Robert Elfgen
des bien ich
April 16–July 26, 2008
Cologne
Monika Sprüth and Philomene Magers are delighted to present the first solo exhibition of Robert Elfgen (*1972 in Wesseling am Rhein, Germany) at their gallery in Cologne. After his studies at the Academy of Arts in Braunschweig (class of John Armleder) and at the Academy of Arts in Düsseldorf (class of Rosemarie Trockel), the artist realized solo exhibitions in Cologne (Simultanhalle), London (Westlondonprojects) and in Munich (Sprüth Magers Projects) as well as projects in public spaces. Robert Elfgen received the Peter-Mertes-Stipendium of the Bonner Kunstfonds, the studio scholarship of the Bonner Kunstverein and the award of the federal state NRW for young artists. Robert Elfgen lives and works in Cologne.
“If the bee disappeared from the face of the earth, mankind would survive four more years; no bees, no pollination, no animals, no humans …”
Albert Einstein describes the ostensibly innocuous role that the small insect plays in our ecosystem as a defining paradigm of our existence. Robert Elfgen’s solo show in Cologne “des bien ich” (“this is me, bee”) follows this thread and presents the “Bien” (“bee”/”to be”) as a metaphor for the relentlessly recurring questions of being.

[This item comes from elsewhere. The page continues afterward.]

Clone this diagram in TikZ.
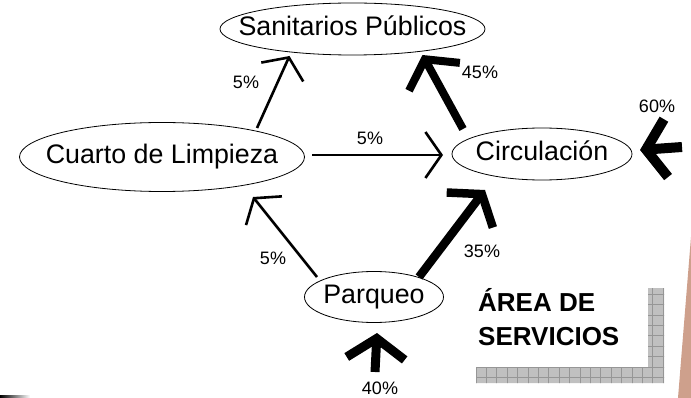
\documentclass[tikz,border=0pt]{standalone}
\usepackage{fontspec}
\setmainfont{Liberation Sans}
\usetikzlibrary{shapes.geometric,arrows.meta}
\definecolor{gridfill}{RGB}{192,192,192}
\definecolor{gridline}{RGB}{150,150,150}
\definecolor{salmon}{RGB}{206,160,140}
\begin{document}
\begin{tikzpicture}[x=1pt,y=-1pt,
  place/.style={ellipse,draw,line width=0.8pt,inner sep=0pt,text height=19pt,text depth=6pt,
    font=\fontsize{26.8}{30}\selectfont},
  pct/.style={font=\fontsize{18}{20}\selectfont,inner sep=0pt},
  title/.style={font=\fontsize{26}{30}\selectfont\bfseries,inner sep=0pt,anchor=base west},
  thinarrow/.style={line width=2.6pt,-{Straight Barb[length=16pt 0,width=46pt 0,sharp]}},
  thickarrow/.style={line width=#1,-{Straight Barb[length=20pt 0,width=58pt 0,sharp]}}]
\useasboundingbox (0,0) rectangle (691,398);

% decorations
\fill[salmon] (691,237) -- (678,398) -- (691,398) -- cycle;
\shade[left color=black,right color=white] (0,395.4) rectangle (30,397.2);
\begin{scope}
  \clip (476,367) -- (648,367) -- (648,288) -- (664,288) -- (664,383) -- (476,383) -- cycle;
  \fill[gridfill] (470,280) rectangle (670,390);
  \draw[gridline,line width=0.7pt,shift={(476,367)}] (-10,-90) grid[step=10.4pt] (190,20);
\end{scope}

% nodes
\node[place,minimum width=265pt,minimum height=52pt] (san) at (352.5,29) {\makebox[0pt]{Sanitarios Públicos}};
\node[place,minimum width=285pt,minimum height=69pt] (cua) at (162,157) {\makebox[0pt]{Cuarto de Limpieza}};
\node[place,minimum width=180pt,minimum height=52pt] (cir) at (542,154) {\makebox[0pt]{Circulación}};
\node[place,minimum width=139pt,minimum height=51pt] (par) at (374,297) {\makebox[0pt]{Parqueo}};

\node[title] (area1) at (478,312) {ÁREA DE};
\node[title] (area2) at (478,345) {SERVICIOS};

\coordinate (in40) at (375,372);
\coordinate (in60) at (682,147);

% connectors
\draw[thinarrow] ([shift={(95,-29)}]cua.center) -- ([shift={(-63,27)}]san.center);
\draw[thickarrow=8pt] ([shift={(-79,-25)}]cir.center) -- ([shift={(70,26)}]san.center);
\draw[thinarrow] ([shift={(150,-2)}]cua.center) -- ([shift={(-99,1)}]cir.center);
\draw[thinarrow] ([shift={(-57,-20)}]par.center) -- ([shift={(91,40)}]cua.center);
\draw[thickarrow=8.5pt] ([shift={(45,-20)}]par.center) -- ([shift={(-57,36)}]cir.center);
\draw[thickarrow=9pt] (in40) -- ([shift={(3,36)}]par.center);
\draw[thickarrow=10pt] (in60) -- ([shift={(98,-4)}]cir.center);

% labels
\node[pct] (l1) at (246,82) {5\%};
\node[pct] (l2) at (480,72) {45\%};
\node[pct] (l3) at (370,138) {5\%};
\node[pct] (l4) at (657,106) {60\%};
\node[pct] (l5) at (273,258) {5\%};
\node[pct] (l6) at (482,251) {35\%};
\node[pct] (l7) at (380,388) {40\%};
\end{tikzpicture}
\end{document}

The central piece of the exhibition is the “Bienenmann” (“the bee-man”): Dressed in a bee keeper’s suit and shoes he sits upright against the gallery wall, while an old beehive covers his head. Two large format tarsia works on either side of him show two facing and mutually mirroring greyhounds posed as guards. Two owls and two rabbits complete the symmetrical composition. The effect refers the objects to each other as well as to themselves: like two facing mirrors they reveal an abysmal infinity in an articulation of the beginning and end of all things.